The wooden beams and European market-like setting furthers the comfortable vibe. Leather couches complement oversize booths for groups, and there is ample bar seating for solo diners. A chalkboard announces various wine specials and cheese offerings. By day, the adjacent dining rooms are light and bright; at night dim and moody, but both welcoming and warm.

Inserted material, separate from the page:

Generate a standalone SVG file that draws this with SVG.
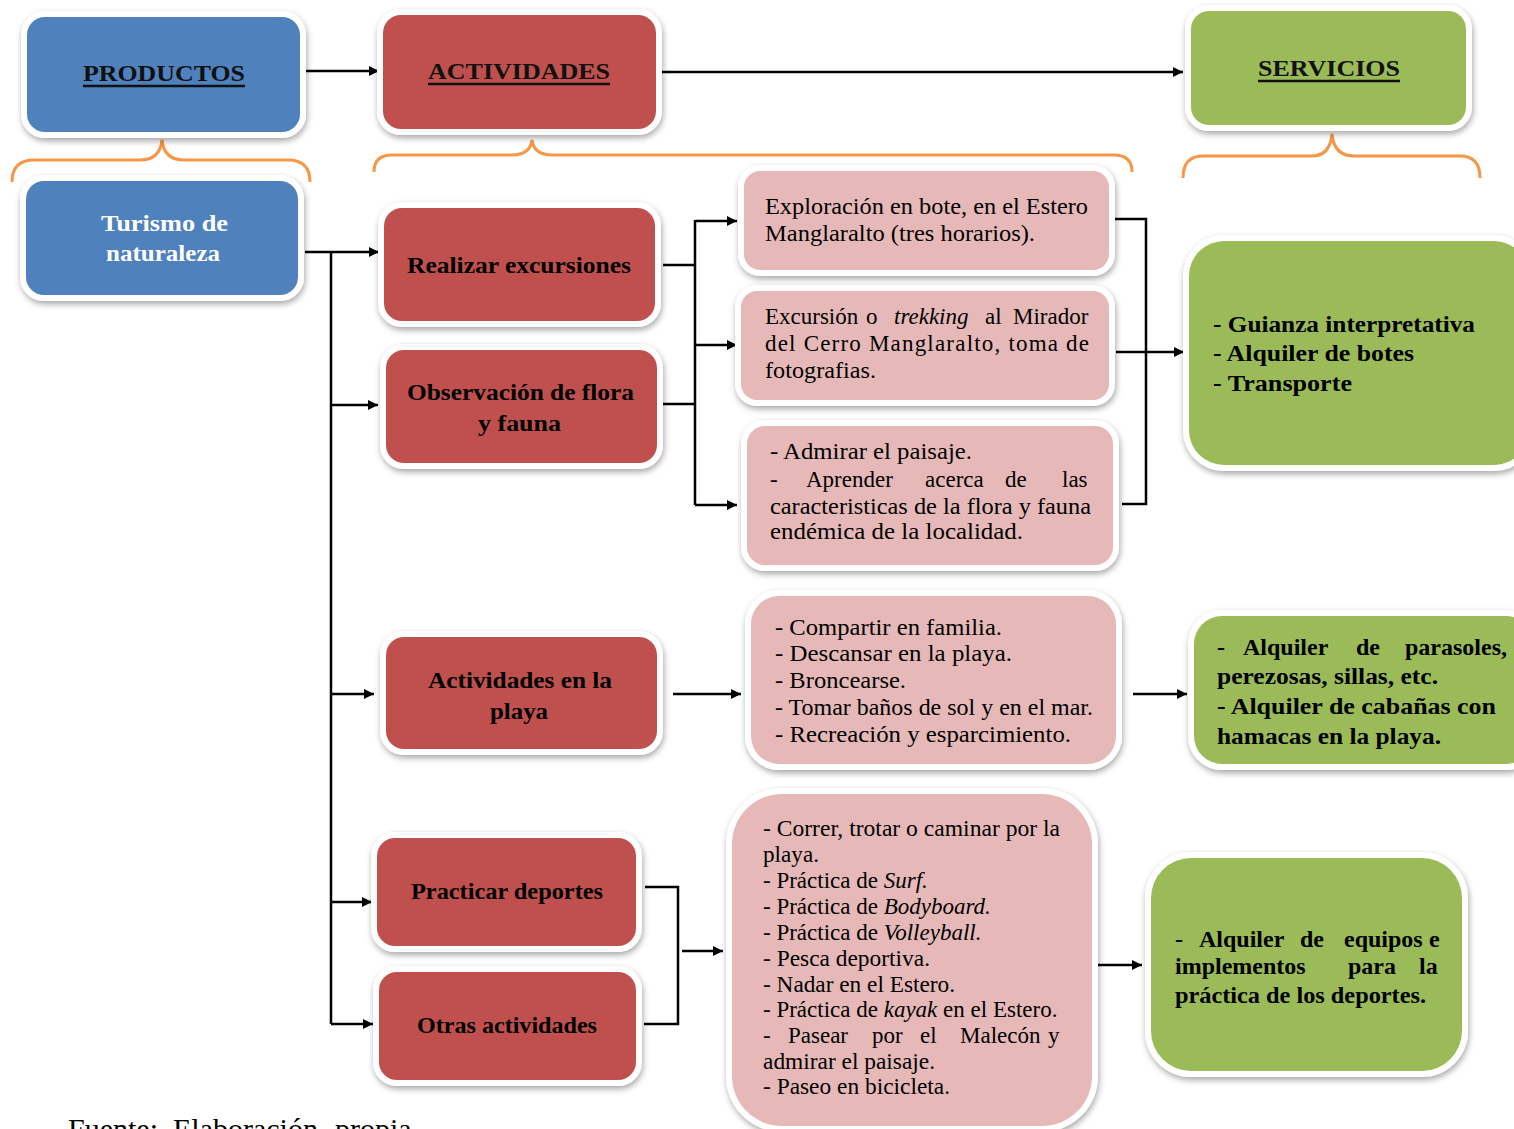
<svg xmlns="http://www.w3.org/2000/svg" width="1514" height="1129" viewBox="0 0 1514 1129">
<defs>
<filter id="sh" x="-10%" y="-10%" width="120%" height="125%">
<feDropShadow dx="1" dy="3" stdDeviation="3" flood-color="#000" flood-opacity="0.35"/>
</filter>
<marker id="ah" viewBox="0 0 10 10" refX="10" refY="5" markerWidth="11" markerHeight="10" markerUnits="userSpaceOnUse" orient="auto">
<path d="M0,0 L10,5 L0,10 Z" fill="#000"/>
</marker>
<style>
.o{fill:#fff;filter:url(#sh)}
.blue{fill:#4f81bd}.red{fill:#c0504d}.pink{fill:#e6b9b8}.green{fill:#9bbb59}
.c{stroke:#000;stroke-width:2.5;fill:none}
.a{marker-end:url(#ah)}
.brace{stroke:#f79646;stroke-width:3;fill:none}
text{font-family:"Liberation Serif","Times New Roman",serif;fill:#000}
.h{font-size:24px;font-weight:bold;fill:#111}
.ul{stroke:#111;stroke-width:2.5}
.w{font-size:24px;font-weight:bold;fill:#fff}
.r{font-size:24px;font-weight:bold}
.p{font-size:23px}
.g{font-size:24px;font-weight:bold}
.i{font-style:italic}
</style>
</defs>

<g id="braces">
<path class="brace" d="M12,182 Q12,160 34,160 L140,160 Q160,160 162,140 Q164,160 184,160 L288,160 Q310,160 310,182"/>
<path class="brace" d="M374,172 Q374,155 392,155 L512,155 Q530,155 532,140 Q534,155 552,155 L1114,155 Q1132,155 1132,172"/>
<path class="brace" d="M1183,178 Q1183,156 1203,156 L1312,156 Q1330,156 1332,134 Q1334,156 1354,156 L1460,156 Q1480,156 1480,178"/>
</g>

<g id="connectors">
<path class="c a" d="M305,71 L379,71"/>
<path class="c a" d="M662,72 L1183,72"/>
<path class="c a" d="M305,252 L379,252"/>
<path class="c" d="M331,252 L331,1024"/>
<path class="c a" d="M331,405 L378,405"/>
<path class="c a" d="M331,694 L374,694"/>
<path class="c a" d="M331,902 L372,902"/>
<path class="c a" d="M331,1024 L373,1024"/>
<path class="c" d="M663,265 L695,265 M662,404 L695,404 M695,220 L695,505"/>
<path class="c a" d="M695,221 L737,221"/>
<path class="c a" d="M695,345 L737,345"/>
<path class="c a" d="M695,505 L737,505"/>
<path class="c" d="M1112,219 L1146,219 L1146,504 L1122,504"/>
<path class="c a" d="M1116,352 L1184,352"/>
<path class="c a" d="M673,694 L741,694"/>
<path class="c a" d="M1133,694 L1187,694"/>
<path class="c" d="M645,887 L678,887 L678,1024 L644,1024"/>
<path class="c a" d="M682,951 L723,951"/>
<path class="c a" d="M1090,965 L1142,965"/>
</g>

<g id="productos">
<rect class="o" x="21" y="11" width="285" height="127" rx="24"/>
<rect class="blue" x="27" y="17" width="273" height="115" rx="18"/>
<text class="h" x="83" y="81" textLength="162" lengthAdjust="spacingAndGlyphs">PRODUCTOS</text>
<line class="ul" x1="83" y1="86" x2="245" y2="86"/>
</g>

<g id="actividades">
<rect class="o" x="377" y="9" width="285" height="126" rx="24"/>
<rect class="red" x="383" y="15" width="273" height="114" rx="18"/>
<text class="h" x="428" y="79" textLength="182" lengthAdjust="spacingAndGlyphs">ACTIVIDADES</text>
<line class="ul" x1="428" y1="84" x2="610" y2="84"/>
</g>

<g id="servicios">
<rect class="o" x="1185" y="5" width="287" height="126" rx="24"/>
<rect class="green" x="1191" y="11" width="275" height="114" rx="18"/>
<text class="h" x="1258" y="76" textLength="142" lengthAdjust="spacingAndGlyphs">SERVICIOS</text>
<line class="ul" x1="1258" y1="81" x2="1400" y2="81"/>
</g>

<g id="turismo">
<rect class="o" x="20" y="175" width="284" height="126" rx="24"/>
<rect class="blue" x="26" y="181" width="272" height="114" rx="18"/>
<text class="w" x="101" y="231" textLength="127" lengthAdjust="spacingAndGlyphs">Turismo de</text>
<text class="w" x="106" y="261" textLength="114" lengthAdjust="spacingAndGlyphs">naturaleza</text>
</g>

<g id="realizar">
<rect class="o" x="378" y="202" width="283" height="125" rx="24"/>
<rect class="red" x="384" y="208" width="271" height="113" rx="18"/>
<text class="r" x="407" y="273" textLength="224" lengthAdjust="spacingAndGlyphs">Realizar excursiones</text>
</g>

<g id="observacion">
<rect class="o" x="380" y="344" width="283" height="125" rx="24"/>
<rect class="red" x="386" y="350" width="271" height="113" rx="18"/>
<text class="r" x="407" y="400" textLength="227" lengthAdjust="spacingAndGlyphs">Observación de flora</text>
<text class="r" x="478" y="431" textLength="83" lengthAdjust="spacingAndGlyphs">y fauna</text>
</g>

<g id="playa">
<rect class="o" x="380" y="631" width="283" height="124" rx="24"/>
<rect class="red" x="386" y="637" width="271" height="112" rx="18"/>
<text class="r" x="428" y="688" textLength="184" lengthAdjust="spacingAndGlyphs">Actividades en la</text>
<text class="r" x="490" y="719" textLength="58" lengthAdjust="spacingAndGlyphs">playa</text>
</g>

<g id="deportes">
<rect class="o" x="371" y="832" width="271" height="120" rx="24"/>
<rect class="red" x="377" y="838" width="259" height="108" rx="18"/>
<text class="r" x="411" y="899" textLength="192" lengthAdjust="spacingAndGlyphs">Practicar deportes</text>
</g>

<g id="otras">
<rect class="o" x="373" y="966" width="269" height="120" rx="24"/>
<rect class="red" x="379" y="972" width="257" height="108" rx="18"/>
<text class="r" x="417" y="1033" textLength="180" lengthAdjust="spacingAndGlyphs">Otras actividades</text>
</g>

<g id="exploracion">
<rect class="o" x="738" y="165" width="377" height="111" rx="22"/>
<rect class="pink" x="744" y="171" width="365" height="99" rx="16"/>
<text class="p" x="765" y="214" textLength="323" lengthAdjust="spacingAndGlyphs">Exploración en bote, en el Estero</text>
<text class="p" x="765" y="241" textLength="270" lengthAdjust="spacingAndGlyphs">Manglaralto (tres horarios).</text>
</g>

<g id="trekking">
<rect class="o" x="735" y="285" width="380" height="121" rx="22"/>
<rect class="pink" x="741" y="291" width="368" height="109" rx="16"/>
<text class="p" y="324"><tspan x="765">Excursión</tspan><tspan x="866">o</tspan><tspan x="894" class="i">trekking</tspan><tspan x="985">al</tspan><tspan x="1013">Mirador</tspan></text>
<text class="p" x="765" y="351" textLength="324" lengthAdjust="spacing">del Cerro Manglaralto, toma de</text>
<text class="p" x="765" y="378" textLength="111" lengthAdjust="spacingAndGlyphs">fotografias.</text>
</g>

<g id="admirar">
<rect class="o" x="741" y="420" width="378" height="151" rx="24"/>
<rect class="pink" x="747" y="426" width="366" height="139" rx="18"/>
<text class="p" x="770" y="459" textLength="202" lengthAdjust="spacingAndGlyphs">- Admirar el paisaje.</text>
<text class="p" y="487"><tspan x="770">-</tspan><tspan x="806">Aprender</tspan><tspan x="925">acerca</tspan><tspan x="1005">de</tspan><tspan x="1062">las</tspan></text>
<text class="p" x="770" y="514" textLength="321" lengthAdjust="spacingAndGlyphs">caracteristicas de la flora y fauna</text>
<text class="p" x="770" y="539" textLength="253" lengthAdjust="spacingAndGlyphs">endémica de la localidad.</text>
</g>

<g id="compartir">
<rect class="o" x="745" y="590" width="377" height="180" rx="34"/>
<rect class="pink" x="751" y="596" width="365" height="168" rx="28"/>
<text class="p" x="775" y="635" textLength="227" lengthAdjust="spacingAndGlyphs">- Compartir en familia.</text>
<text class="p" x="775" y="661" textLength="237" lengthAdjust="spacingAndGlyphs">- Descansar en la playa.</text>
<text class="p" x="775" y="688" textLength="131" lengthAdjust="spacingAndGlyphs">- Broncearse.</text>
<text class="p" x="775" y="715" textLength="318" lengthAdjust="spacingAndGlyphs">- Tomar baños de sol y en el mar.</text>
<text class="p" x="775" y="742" textLength="296" lengthAdjust="spacingAndGlyphs">- Recreación y esparcimiento.</text>
</g>

<g id="correr">
<rect class="o" x="726" y="788" width="372" height="344" rx="56"/>
<rect class="pink" x="732" y="794" width="360" height="332" rx="50"/>
<text class="p" x="763" y="836" textLength="297" lengthAdjust="spacingAndGlyphs">- Correr, trotar o caminar por la</text>
<text class="p" x="763" y="862" textLength="56" lengthAdjust="spacingAndGlyphs">playa.</text>
<text class="p" x="763" y="888">- Práctica de <tspan class="i">Surf.</tspan></text>
<text class="p" x="763" y="914">- Práctica de <tspan class="i">Bodyboard.</tspan></text>
<text class="p" x="763" y="940">- Práctica de <tspan class="i">Volleyball.</tspan></text>
<text class="p" x="763" y="966" textLength="167" lengthAdjust="spacingAndGlyphs">- Pesca deportiva.</text>
<text class="p" x="763" y="992" textLength="192" lengthAdjust="spacingAndGlyphs">- Nadar en el Estero.</text>
<text class="p" x="763" y="1017">- Práctica de <tspan class="i">kayak</tspan> en el Estero.</text>
<text class="p" y="1043"><tspan x="763">-</tspan><tspan x="788">Pasear</tspan><tspan x="872">por</tspan><tspan x="920">el</tspan><tspan x="960">Malecón</tspan><tspan x="1048">y</tspan></text>
<text class="p" x="763" y="1069" textLength="172" lengthAdjust="spacingAndGlyphs">admirar el paisaje.</text>
<text class="p" x="763" y="1094" textLength="187" lengthAdjust="spacingAndGlyphs">- Paseo en bicicleta.</text>
</g>

<g id="guianza">
<rect class="o" x="1183" y="235" width="352" height="236" rx="41"/>
<rect class="green" x="1189" y="241" width="340" height="224" rx="35"/>
<text class="g" x="1213" y="332" textLength="262" lengthAdjust="spacingAndGlyphs">- Guianza interpretativa</text>
<text class="g" x="1213" y="361" textLength="201" lengthAdjust="spacingAndGlyphs">- Alquiler de botes</text>
<text class="g" x="1213" y="391" textLength="139" lengthAdjust="spacingAndGlyphs">- Transporte</text>
</g>

<g id="parasoles">
<rect class="o" x="1188" y="610" width="352" height="160" rx="34"/>
<rect class="green" x="1194" y="616" width="340" height="148" rx="28"/>
<text class="g" y="655"><tspan x="1217">-</tspan><tspan x="1243">Alquiler</tspan><tspan x="1356">de</tspan><tspan x="1405">parasoles,</tspan></text>
<text class="g" x="1217" y="684" textLength="221" lengthAdjust="spacingAndGlyphs">perezosas, sillas, etc.</text>
<text class="g" x="1217" y="714" textLength="279" lengthAdjust="spacingAndGlyphs">- Alquiler de cabañas con</text>
<text class="g" x="1217" y="744" textLength="224" lengthAdjust="spacingAndGlyphs">hamacas en la playa.</text>
</g>

<g id="equipos">
<rect class="o" x="1145" y="852" width="323" height="225" rx="46"/>
<rect class="green" x="1151" y="858" width="311" height="213" rx="40"/>
<text class="g" y="947"><tspan x="1175">-</tspan><tspan x="1199">Alquiler</tspan><tspan x="1300">de</tspan><tspan x="1344">equipos</tspan><tspan x="1429">e</tspan></text>
<text class="g" y="974"><tspan x="1175">implementos</tspan><tspan x="1348">para</tspan><tspan x="1419">la</tspan></text>
<text class="g" x="1175" y="1003" textLength="251" lengthAdjust="spacingAndGlyphs">práctica de los deportes.</text>
</g>

<text y="1139" style="font-size:30px"><tspan x="68">Fuente:</tspan><tspan x="173">Elaboración</tspan><tspan x="335">propia</tspan></text>
</svg>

The wine list is adventurous, with an Italian lean, and the food — whether roasted whole baby carrots with hazelnuts or bone-marrow crostini — are unfussy and on point. Open for brunch (until 3 p.m.) lunch, and dinner, traditional tapas like patatas bravas, pan con tomate, and garlic shrimp, and robust charcuterie boards focused on region (Italy or Spain) or wine (white or red) are served all day. Chef specials and large plates include a unique dry-aged steak board and a generous platter of jamón Ibérico. At lunch there are sandwiches on homemade bread, and fresh organic eggs for frittatas and croque monsieurs and madames at brunch.

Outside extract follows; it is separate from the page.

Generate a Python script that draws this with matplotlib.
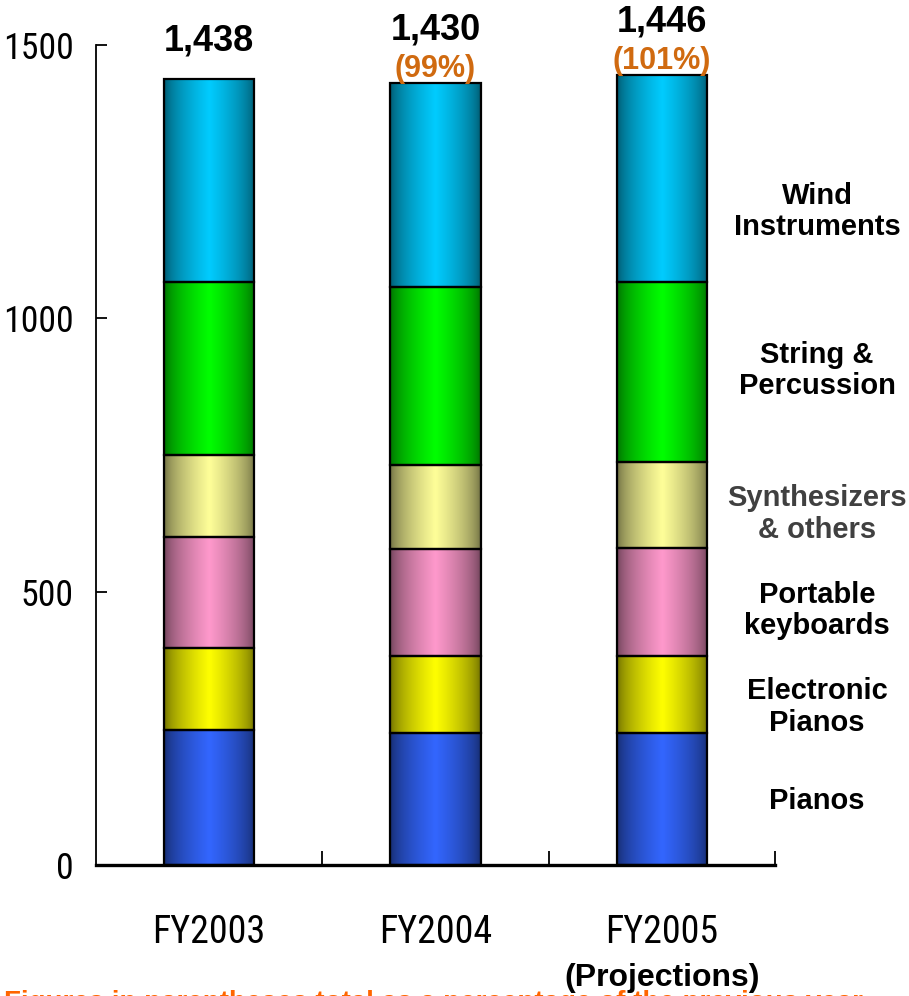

Nearly 50 wines are available by the glass, including both red and white, bubbles, dessert and fortified wines. Beer and cocktails are equally plentiful. Sister restaurant Plancha, opened in Garden City in 2013 (931 Franklin Ave.), embodies the same spirit with a similar menu, skewing a bit more Spanish both on wine selections and with the happy addition of paella.